**INSTRUCTION**
Of the lines in the listing, how many include the string "this"? Write the number and nothing else.

**INPUT MATERIAL**
* Begin *
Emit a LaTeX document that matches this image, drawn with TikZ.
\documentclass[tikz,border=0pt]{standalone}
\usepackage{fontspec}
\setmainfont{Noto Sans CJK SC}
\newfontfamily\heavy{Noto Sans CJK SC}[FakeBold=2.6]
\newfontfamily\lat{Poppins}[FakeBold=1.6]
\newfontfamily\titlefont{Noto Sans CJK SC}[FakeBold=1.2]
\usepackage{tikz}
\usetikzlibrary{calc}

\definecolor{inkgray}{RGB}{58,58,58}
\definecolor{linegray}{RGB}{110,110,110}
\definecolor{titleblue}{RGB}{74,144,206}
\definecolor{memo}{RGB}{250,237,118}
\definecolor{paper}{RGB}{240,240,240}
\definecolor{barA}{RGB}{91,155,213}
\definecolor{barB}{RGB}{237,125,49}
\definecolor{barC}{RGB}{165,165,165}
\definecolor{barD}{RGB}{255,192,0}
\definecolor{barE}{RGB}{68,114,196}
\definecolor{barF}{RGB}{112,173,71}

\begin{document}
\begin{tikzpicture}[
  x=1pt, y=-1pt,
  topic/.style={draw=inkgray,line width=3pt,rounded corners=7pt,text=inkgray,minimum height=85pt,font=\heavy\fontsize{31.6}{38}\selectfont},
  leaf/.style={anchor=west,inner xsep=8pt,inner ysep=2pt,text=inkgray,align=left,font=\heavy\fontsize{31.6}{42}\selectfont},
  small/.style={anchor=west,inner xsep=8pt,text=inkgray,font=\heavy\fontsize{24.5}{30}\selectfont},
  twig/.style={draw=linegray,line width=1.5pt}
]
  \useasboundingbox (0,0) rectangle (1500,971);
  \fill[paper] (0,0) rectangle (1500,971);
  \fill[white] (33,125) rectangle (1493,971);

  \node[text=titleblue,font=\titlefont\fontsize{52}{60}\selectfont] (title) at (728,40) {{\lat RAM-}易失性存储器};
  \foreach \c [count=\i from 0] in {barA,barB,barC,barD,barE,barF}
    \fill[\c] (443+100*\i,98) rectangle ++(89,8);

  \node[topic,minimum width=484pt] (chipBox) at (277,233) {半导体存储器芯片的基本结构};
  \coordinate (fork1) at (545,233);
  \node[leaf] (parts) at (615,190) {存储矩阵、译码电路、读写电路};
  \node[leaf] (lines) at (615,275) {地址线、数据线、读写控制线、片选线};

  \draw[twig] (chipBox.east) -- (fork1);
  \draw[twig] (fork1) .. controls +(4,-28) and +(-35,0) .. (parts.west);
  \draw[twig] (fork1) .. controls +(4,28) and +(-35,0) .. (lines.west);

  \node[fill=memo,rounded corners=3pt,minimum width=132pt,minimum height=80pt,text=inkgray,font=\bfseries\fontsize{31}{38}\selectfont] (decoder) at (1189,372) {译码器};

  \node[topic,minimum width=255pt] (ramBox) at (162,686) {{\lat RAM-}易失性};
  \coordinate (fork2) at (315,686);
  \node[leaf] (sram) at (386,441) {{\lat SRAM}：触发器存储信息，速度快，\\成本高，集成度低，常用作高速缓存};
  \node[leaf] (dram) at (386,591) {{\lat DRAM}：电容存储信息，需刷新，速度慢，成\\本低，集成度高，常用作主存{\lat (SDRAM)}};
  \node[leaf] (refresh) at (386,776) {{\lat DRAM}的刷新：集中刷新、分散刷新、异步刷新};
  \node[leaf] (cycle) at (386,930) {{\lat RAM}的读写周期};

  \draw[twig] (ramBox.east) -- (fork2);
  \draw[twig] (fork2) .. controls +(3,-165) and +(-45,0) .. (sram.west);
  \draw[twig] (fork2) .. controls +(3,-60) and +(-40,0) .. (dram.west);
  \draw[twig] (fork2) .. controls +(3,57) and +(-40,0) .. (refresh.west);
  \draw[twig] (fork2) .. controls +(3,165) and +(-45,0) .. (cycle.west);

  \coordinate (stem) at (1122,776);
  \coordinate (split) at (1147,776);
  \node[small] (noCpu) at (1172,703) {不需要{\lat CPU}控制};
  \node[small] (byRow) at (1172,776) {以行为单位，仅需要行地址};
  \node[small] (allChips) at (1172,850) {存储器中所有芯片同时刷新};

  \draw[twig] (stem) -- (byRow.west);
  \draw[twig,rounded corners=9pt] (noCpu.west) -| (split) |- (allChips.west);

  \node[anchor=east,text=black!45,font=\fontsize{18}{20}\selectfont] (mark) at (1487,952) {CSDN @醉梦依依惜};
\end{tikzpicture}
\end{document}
* End *
* Begin *
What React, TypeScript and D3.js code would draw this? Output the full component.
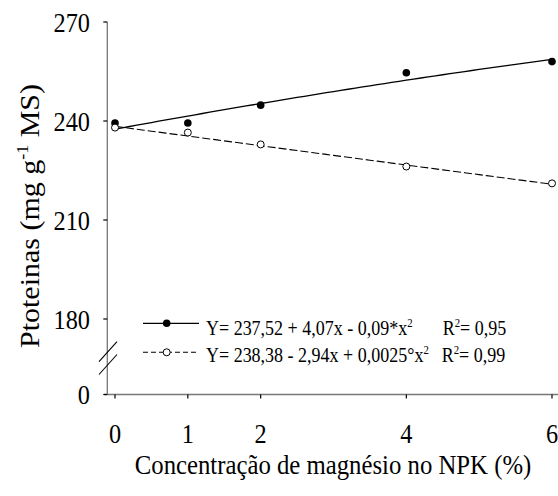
* End *
**CORRECT ANSWER**
2